A persistent myth in this country is that even though the government may do things we do not approve of, We the People ultimately have control of the reigns. We elect representatives, senators, and a President and it is they that decide how this country is run. So the theory is that if we don’t like what they do we can “vote the bums” out. That Congress’ approval rating is perennially in the low teens and yet incumbents are re-elected at a rate exceeding 80% speaks volumes about how successful that strategy has been. However, the dirty little secret is that most government functions originate not from elected officials but rather faceless bureaucrats who write, approve, and enforce what is known as “administrative law.” This process proceeds quietly in the dark underbelly of Washington, completely immune from “outsider” (that is, “the peoples”) influence. Like the static animals and chariots of a carousel, the unchanging bureaucracy provides support to our elected officials, who come and go like so many children believing they are driving when in fact they are merely passengers.
Case in point: The Department of Labor. Last month President Obama announced that the Department of Labor would be implementing a doubling of the white-collar salary threshold for overtime exception to $50,440. Although there is a request for comments period from the public, ultimately none of that really matters. The DOL committee voting on the change is in no way bound by those comments. President Obama knows that getting a minimum wage increase through Congress is likely to fail. However he can unilaterally ramrod a change to the overtime rules with little oversight if he employs the autonomous rule making authority of the DOL. Such changes do not require a new law or public debate. Only a handful of bureaucrats need to simply decide “ok, let’s just change this” and that’s it.
The shockingly sad part about all of this is not so much that a handful of people get to substitute their personal opinion of acceptable work conditions for the opinions of 120 million employees and employers but rather that they actually think this change will, in the words of Obama “help promote higher take-home pay… and shore up the middle class.” You can lead a horse to water, but you can’t make him drink. These people seem to labor under the fairy tale that employers are just sitting on a big pile of cash that they selfishly refuse to share with their employees. So to rectify this we need the government to step in and force them to share. Employee wages are a business transaction just like any other. Each transaction is negotiated between both parties to a level that is acceptable, otherwise were it not acceptable there would be no exchange. If these transaction costs are externally forced upward then employers will respond just as anyone else would, cut back in other areas to compensate.

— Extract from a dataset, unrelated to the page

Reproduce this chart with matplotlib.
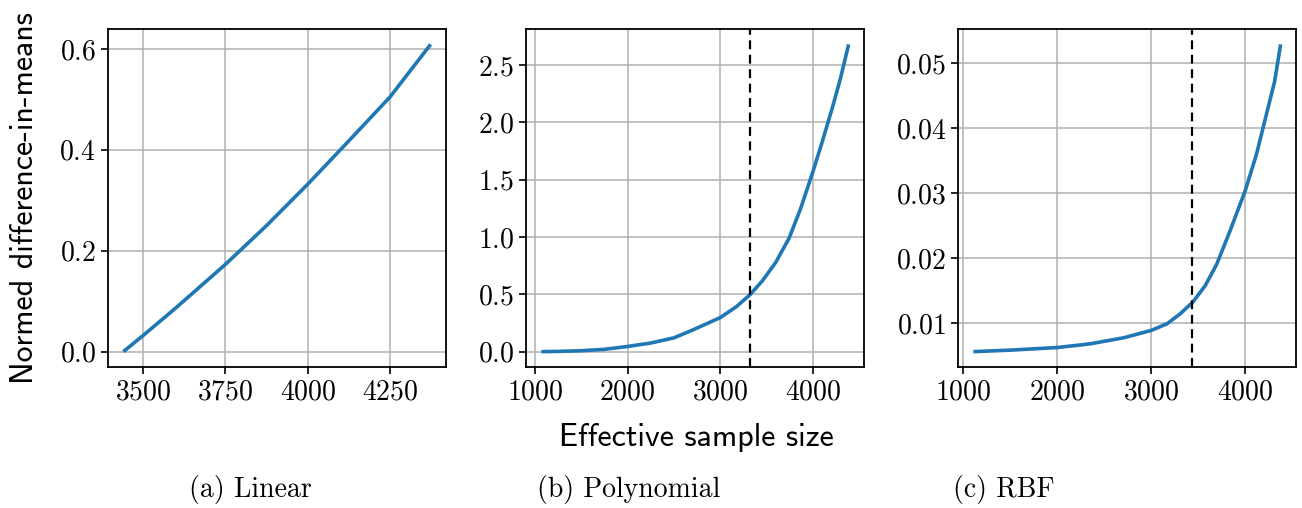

There is no free lunch. Newly overtime-eligible employees will find their base hourly rate decreased so that at the end of the year they still have made the same dollar figure. Employers will also cut back on discretionary bonuses and benefits or simply cut back on hours so that there is no overtime. This will force such employees to become more efficient with their time and those that can’t will find themselves demoted or unemployed. Another way employers may respond is to reduce the number of managerial positions, which ultimately makes it harder for people to climb the corporate ladder into solidly middle class wage territory.
Another aspect often overlooked by the ivory tower elite is that many employees do not want to be classified as overtime eligible. A job requiring clocking in and out is viewed by employees as a job that is “not important.” Somebody with a college degree making $45k a year feels demeaned if they are told they must now clock in and out like some pimply-faced fry cook. Being on salary is a point of pride for these employees who feel they have worked quite hard to earn that status. That the government is now condescendingly informing them that this is for their own protection reflects the magnitude by which those in government are out of touch with the real world. As with all government interventions, conditions are made worse, not better. Employees either lose benefits and bonuses, get demoted, or end up making the exact same as before but not without first being made to feel less important due to their new status as “just” hourly.